• DATA LINES:
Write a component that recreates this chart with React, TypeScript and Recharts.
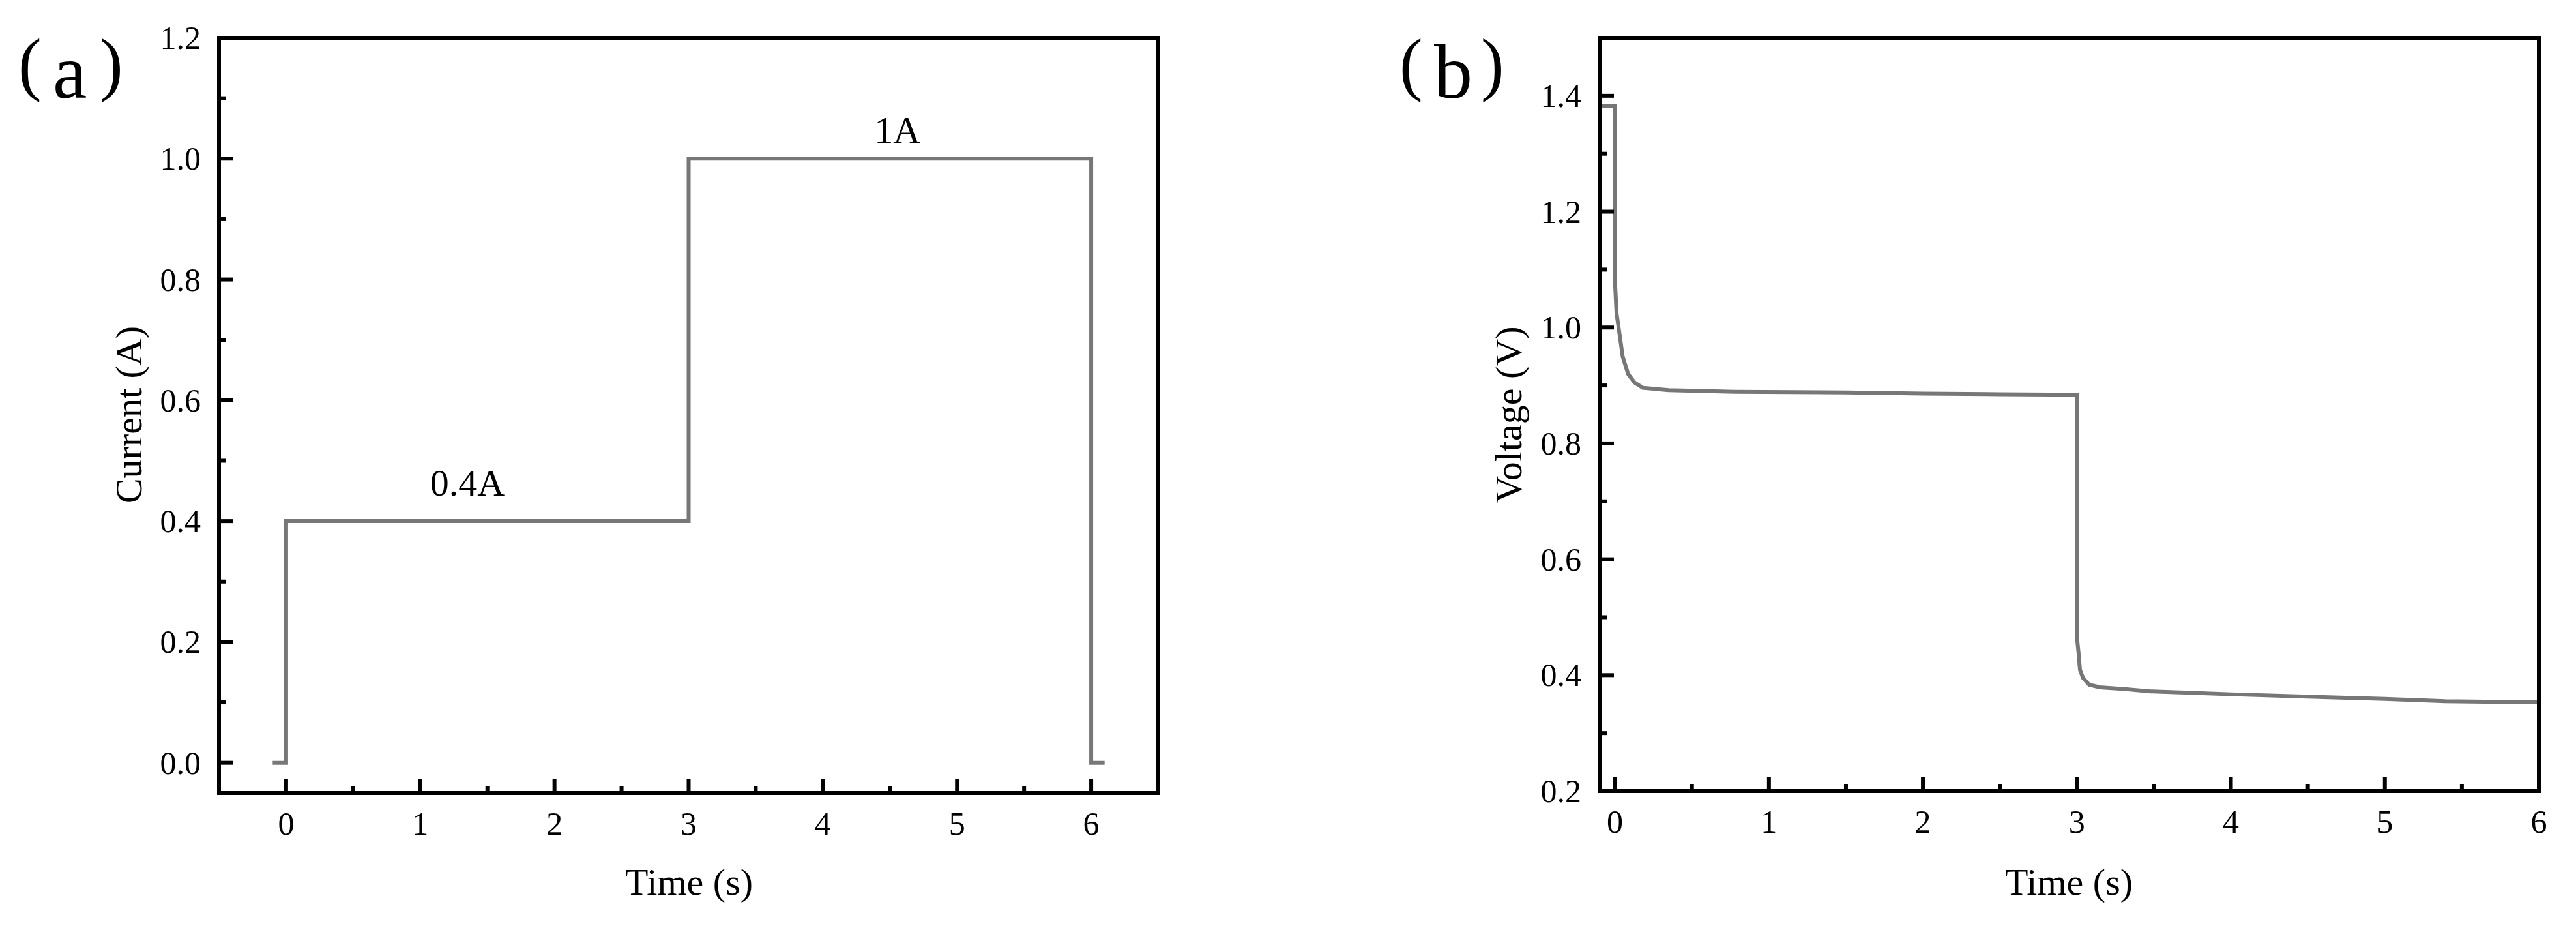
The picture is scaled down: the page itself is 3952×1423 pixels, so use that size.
import React from 'react';
import { LineChart, Line, XAxis, YAxis, ReferenceDot } from 'recharts';

// ---------- data: panel (a) current step profile ----------
const timeA = [-0.1, 0, 0, 3, 3, 6, 6, 6.1];
const currentA = [0, 0, 0.4, 0.4, 1.0, 1.0, 0, 0];
const xTicksA = [0, 0.5, 1, 1.5, 2, 2.5, 3, 3.5, 4, 4.5, 5, 5.5, 6];
const yTicksA = [0, 0.1, 0.2, 0.3, 0.4, 0.5, 0.6, 0.7, 0.8, 0.9, 1.0, 1.1, 1.2];
const annotText = ['0.4A', '1A'];
const annotX = [1.35, 4.555];
const annotY = [0.442, 1.026];

// ---------- data: panel (b) voltage response ----------
const timeB = [-0.1, 0, 0, 0.01, 0.03, 0.05, 0.085, 0.127, 0.18, 0.35, 0.775, 1.5, 2, 2.5, 2.99, 3.0, 3.0, 3.0, 3.01, 3.02, 3.04, 3.08, 3.15, 3.31, 3.48, 3.7, 4, 4.5, 5, 5.39, 6, 6];
const voltageB = [1.382, 1.382, 1.08, 1.025, 0.988, 0.95, 0.92, 0.905, 0.896, 0.892, 0.889, 0.888, 0.886, 0.885, 0.884, 0.884, 0.552, 0.466, 0.44, 0.409, 0.395, 0.3835, 0.379, 0.376, 0.372, 0.37, 0.367, 0.363, 0.359, 0.355, 0.353, 0.6];
const xTicksB = [0, 0.5, 1, 1.5, 2, 2.5, 3, 3.5, 4, 4.5, 5, 5.5, 6];
const yTicksB = [0.2, 0.3, 0.4, 0.5, 0.6, 0.7, 0.8, 0.9, 1.0, 1.1, 1.2, 1.3, 1.4];

const dataA = timeA.map((t, i) => ({ t, v: currentA[i] }));
const dataB = timeB.map((t, i) => ({ t, v: voltageB[i] }));

const FONT = "'Liberation Serif', 'Times New Roman', serif";
const LINE = '#777777';
const TICK_FS = 50;
const TITLE_FS = 58;
const SW = 6;

const isMajorX = (v: number) => Math.abs(v - Math.round(v)) < 1e-6;
const isMajorY = (v: number) => Math.abs(v * 5 - Math.round(v * 5)) < 1e-6;

const XTick = (props: any) => {
  const { x, y, payload } = props;
  const major = isMajorX(payload.value);
  return (
    <g>
      <line x1={x} x2={x} y1={y} y2={y - (major ? 22 : 11)} stroke="#000" strokeWidth={SW} />
      {major && (
        <text x={x} y={y + 64} textAnchor="middle" fontFamily={FONT} fontSize={TICK_FS} fill="#000">
          {String(Math.round(payload.value))}
        </text>
      )}
    </g>
  );
};

const YTick = (props: any) => {
  const { x, y, payload } = props;
  const major = isMajorY(payload.value);
  return (
    <g>
      <line x1={x} x2={x + (major ? 22 : 11)} y1={y} y2={y} stroke="#000" strokeWidth={SW} />
      {major && (
        <text x={x - 28} y={y + 17} textAnchor="end" fontFamily={FONT} fontSize={TICK_FS} fill="#000">
          {payload.value.toFixed(1)}
        </text>
      )}
    </g>
  );
};

const AnnotShape = (text: string) => (props: any) => (
  <text x={props.cx} y={props.cy} textAnchor="middle" fontFamily={FONT} fontSize={TITLE_FS} fill="#000">
    {text}
  </text>
);

const frameLine = { stroke: '#000', strokeWidth: SW, strokeLinecap: 'square' as const };

const PanelLabel = ({ x0, letter }: { x0: number; letter: string }) => (
  <g fontFamily={FONT} fill="#000">
    <text x={x0} y={134} fontSize={107}>(</text>
    <text x={x0 + 53} y={150} fontSize={118}>{letter}</text>
    <text x={x0 + 125} y={134} fontSize={107}>)</text>
  </g>
);

export default function App() {
  return (
    <div style={{ position: 'absolute', left: 0, top: 0, width: 3952, height: 1423, background: '#fff', overflow: 'hidden' }}>
      <div style={{ position: 'absolute', left: 0, top: 0 }}>
        <LineChart width={1900} height={1423} data={dataA} margin={{ top: 57, right: 122, bottom: 107, left: 236 }}>
          <XAxis dataKey="t" type="number" domain={[-0.5, 6.5]} ticks={xTicksA} interval={0} allowDataOverflow
            height={100} tickSize={0} tickMargin={0} tickLine={false} tick={<XTick />} axisLine={frameLine} />
          <XAxis xAxisId="top" orientation="top" type="number" domain={[-0.5, 6.5]} height={1} tick={false} tickLine={false} axisLine={frameLine} />
          <YAxis type="number" domain={[-0.05, 1.2]} ticks={yTicksA} interval={0} allowDataOverflow
            width={100} tickSize={0} tickMargin={0} tickLine={false} tick={<YTick />} axisLine={frameLine} />
          <YAxis yAxisId="right" orientation="right" type="number" domain={[-0.05, 1.2]} width={1} tick={false} tickLine={false} axisLine={frameLine} />
          <Line dataKey="v" type="linear" stroke={LINE} strokeWidth={SW} dot={false} isAnimationActive={false} />
          {annotText.map((s, i) => (
            <ReferenceDot key={s} x={annotX[i]} y={annotY[i]} r={0} shape={AnnotShape(s)} />
          ))}
        </LineChart>
      </div>
      <div style={{ position: 'absolute', left: 2000, top: 0 }}>
        <LineChart width={1952} height={1423} data={dataB} margin={{ top: 57, right: 56, bottom: 110, left: 354 }}>
          <XAxis dataKey="t" type="number" domain={[-0.1, 6]} ticks={xTicksB} interval={0} allowDataOverflow
            height={100} tickSize={0} tickMargin={0} tickLine={false} tick={<XTick />} axisLine={frameLine} />
          <XAxis xAxisId="top" orientation="top" type="number" domain={[-0.1, 6]} height={1} tick={false} tickLine={false} axisLine={frameLine} />
          <YAxis type="number" domain={[0.2, 1.5]} ticks={yTicksB} interval={0} allowDataOverflow
            width={100} tickSize={0} tickMargin={0} tickLine={false} tick={<YTick />} axisLine={frameLine} />
          <YAxis yAxisId="right" orientation="right" type="number" domain={[0.2, 1.5]} width={1} tick={false} tickLine={false} axisLine={frameLine} />
          <Line dataKey="v" type="linear" stroke={LINE} strokeWidth={SW} dot={false} isAnimationActive={false} />
        </LineChart>
      </div>
      <svg style={{ position: 'absolute', left: 0, top: 0, pointerEvents: 'none' }} width={3952} height={1423}>
        <PanelLabel x0={28} letter="a" />
        <PanelLabel x0={2147} letter="b" />
        <text x={1057} y={1372} textAnchor="middle" fontFamily={FONT} fontSize={TITLE_FS} fill="#000">Time (s)</text>
        <text x={3174} y={1372} textAnchor="middle" fontFamily={FONT} fontSize={TITLE_FS} fill="#000">Time (s)</text>
        <text transform="translate(217,636) rotate(-90)" textAnchor="middle" fontFamily={FONT} fontSize={TITLE_FS} fill="#000">Current (A)</text>
        <text transform="translate(2334,636) rotate(-90)" textAnchor="middle" fontFamily={FONT} fontSize={TITLE_FS} fill="#000">Voltage (V)</text>
      </svg>
    </div>
  );
}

• TASK REQUIREMENTS:
Print the full listing exactly, dropping the pictures.

• RESULT FOR THIS TASK:
Write a component that recreates this chart with React, TypeScript and Recharts.
The picture is scaled down: the page itself is 3952×1423 pixels, so use that size.
import React from 'react';
import { LineChart, Line, XAxis, YAxis, ReferenceDot } from 'recharts';

// ---------- data: panel (a) current step profile ----------
const timeA = [-0.1, 0, 0, 3, 3, 6, 6, 6.1];
const currentA = [0, 0, 0.4, 0.4, 1.0, 1.0, 0, 0];
const xTicksA = [0, 0.5, 1, 1.5, 2, 2.5, 3, 3.5, 4, 4.5, 5, 5.5, 6];
const yTicksA = [0, 0.1, 0.2, 0.3, 0.4, 0.5, 0.6, 0.7, 0.8, 0.9, 1.0, 1.1, 1.2];
const annotText = ['0.4A', '1A'];
const annotX = [1.35, 4.555];
const annotY = [0.442, 1.026];

// ---------- data: panel (b) voltage response ----------
const timeB = [-0.1, 0, 0, 0.01, 0.03, 0.05, 0.085, 0.127, 0.18, 0.35, 0.775, 1.5, 2, 2.5, 2.99, 3.0, 3.0, 3.0, 3.01, 3.02, 3.04, 3.08, 3.15, 3.31, 3.48, 3.7, 4, 4.5, 5, 5.39, 6, 6];
const voltageB = [1.382, 1.382, 1.08, 1.025, 0.988, 0.95, 0.92, 0.905, 0.896, 0.892, 0.889, 0.888, 0.886, 0.885, 0.884, 0.884, 0.552, 0.466, 0.44, 0.409, 0.395, 0.3835, 0.379, 0.376, 0.372, 0.37, 0.367, 0.363, 0.359, 0.355, 0.353, 0.6];
const xTicksB = [0, 0.5, 1, 1.5, 2, 2.5, 3, 3.5, 4, 4.5, 5, 5.5, 6];
const yTicksB = [0.2, 0.3, 0.4, 0.5, 0.6, 0.7, 0.8, 0.9, 1.0, 1.1, 1.2, 1.3, 1.4];

const dataA = timeA.map((t, i) => ({ t, v: currentA[i] }));
const dataB = timeB.map((t, i) => ({ t, v: voltageB[i] }));

const FONT = "'Liberation Serif', 'Times New Roman', serif";
const LINE = '#777777';
const TICK_FS = 50;
const TITLE_FS = 58;
const SW = 6;

const isMajorX = (v: number) => Math.abs(v - Math.round(v)) < 1e-6;
const isMajorY = (v: number) => Math.abs(v * 5 - Math.round(v * 5)) < 1e-6;

const XTick = (props: any) => {
  const { x, y, payload } = props;
  const major = isMajorX(payload.value);
  return (
    <g>
      <line x1={x} x2={x} y1={y} y2={y - (major ? 22 : 11)} stroke="#000" strokeWidth={SW} />
      {major && (
        <text x={x} y={y + 64} textAnchor="middle" fontFamily={FONT} fontSize={TICK_FS} fill="#000">
          {String(Math.round(payload.value))}
        </text>
      )}
    </g>
  );
};

const YTick = (props: any) => {
  const { x, y, payload } = props;
  const major = isMajorY(payload.value);
  return (
    <g>
      <line x1={x} x2={x + (major ? 22 : 11)} y1={y} y2={y} stroke="#000" strokeWidth={SW} />
      {major && (
        <text x={x - 28} y={y + 17} textAnchor="end" fontFamily={FONT} fontSize={TICK_FS} fill="#000">
          {payload.value.toFixed(1)}
        </text>
      )}
    </g>
  );
};

const AnnotShape = (text: string) => (props: any) => (
  <text x={props.cx} y={props.cy} textAnchor="middle" fontFamily={FONT} fontSize={TITLE_FS} fill="#000">
    {text}
  </text>
);

const frameLine = { stroke: '#000', strokeWidth: SW, strokeLinecap: 'square' as const };

const PanelLabel = ({ x0, letter }: { x0: number; letter: string }) => (
  <g fontFamily={FONT} fill="#000">
    <text x={x0} y={134} fontSize={107}>(</text>
    <text x={x0 + 53} y={150} fontSize={118}>{letter}</text>
    <text x={x0 + 125} y={134} fontSize={107}>)</text>
  </g>
);

export default function App() {
  return (
    <div style={{ position: 'absolute', left: 0, top: 0, width: 3952, height: 1423, background: '#fff', overflow: 'hidden' }}>
      <div style={{ position: 'absolute', left: 0, top: 0 }}>
        <LineChart width={1900} height={1423} data={dataA} margin={{ top: 57, right: 122, bottom: 107, left: 236 }}>
          <XAxis dataKey="t" type="number" domain={[-0.5, 6.5]} ticks={xTicksA} interval={0} allowDataOverflow
            height={100} tickSize={0} tickMargin={0} tickLine={false} tick={<XTick />} axisLine={frameLine} />
          <XAxis xAxisId="top" orientation="top" type="number" domain={[-0.5, 6.5]} height={1} tick={false} tickLine={false} axisLine={frameLine} />
          <YAxis type="number" domain={[-0.05, 1.2]} ticks={yTicksA} interval={0} allowDataOverflow
            width={100} tickSize={0} tickMargin={0} tickLine={false} tick={<YTick />} axisLine={frameLine} />
          <YAxis yAxisId="right" orientation="right" type="number" domain={[-0.05, 1.2]} width={1} tick={false} tickLine={false} axisLine={frameLine} />
          <Line dataKey="v" type="linear" stroke={LINE} strokeWidth={SW} dot={false} isAnimationActive={false} />
          {annotText.map((s, i) => (
            <ReferenceDot key={s} x={annotX[i]} y={annotY[i]} r={0} shape={AnnotShape(s)} />
          ))}
        </LineChart>
      </div>
      <div style={{ position: 'absolute', left: 2000, top: 0 }}>
        <LineChart width={1952} height={1423} data={dataB} margin={{ top: 57, right: 56, bottom: 110, left: 354 }}>
          <XAxis dataKey="t" type="number" domain={[-0.1, 6]} ticks={xTicksB} interval={0} allowDataOverflow
            height={100} tickSize={0} tickMargin={0} tickLine={false} tick={<XTick />} axisLine={frameLine} />
          <XAxis xAxisId="top" orientation="top" type="number" domain={[-0.1, 6]} height={1} tick={false} tickLine={false} axisLine={frameLine} />
          <YAxis type="number" domain={[0.2, 1.5]} ticks={yTicksB} interval={0} allowDataOverflow
            width={100} tickSize={0} tickMargin={0} tickLine={false} tick={<YTick />} axisLine={frameLine} />
          <YAxis yAxisId="right" orientation="right" type="number" domain={[0.2, 1.5]} width={1} tick={false} tickLine={false} axisLine={frameLine} />
          <Line dataKey="v" type="linear" stroke={LINE} strokeWidth={SW} dot={false} isAnimationActive={false} />
        </LineChart>
      </div>
      <svg style={{ position: 'absolute', left: 0, top: 0, pointerEvents: 'none' }} width={3952} height={1423}>
        <PanelLabel x0={28} letter="a" />
        <PanelLabel x0={2147} letter="b" />
        <text x={1057} y={1372} textAnchor="middle" fontFamily={FONT} fontSize={TITLE_FS} fill="#000">Time (s)</text>
        <text x={3174} y={1372} textAnchor="middle" fontFamily={FONT} fontSize={TITLE_FS} fill="#000">Time (s)</text>
        <text transform="translate(217,636) rotate(-90)" textAnchor="middle" fontFamily={FONT} fontSize={TITLE_FS} fill="#000">Current (A)</text>
        <text transform="translate(2334,636) rotate(-90)" textAnchor="middle" fontFamily={FONT} fontSize={TITLE_FS} fill="#000">Voltage (V)</text>
      </svg>
    </div>
  );
}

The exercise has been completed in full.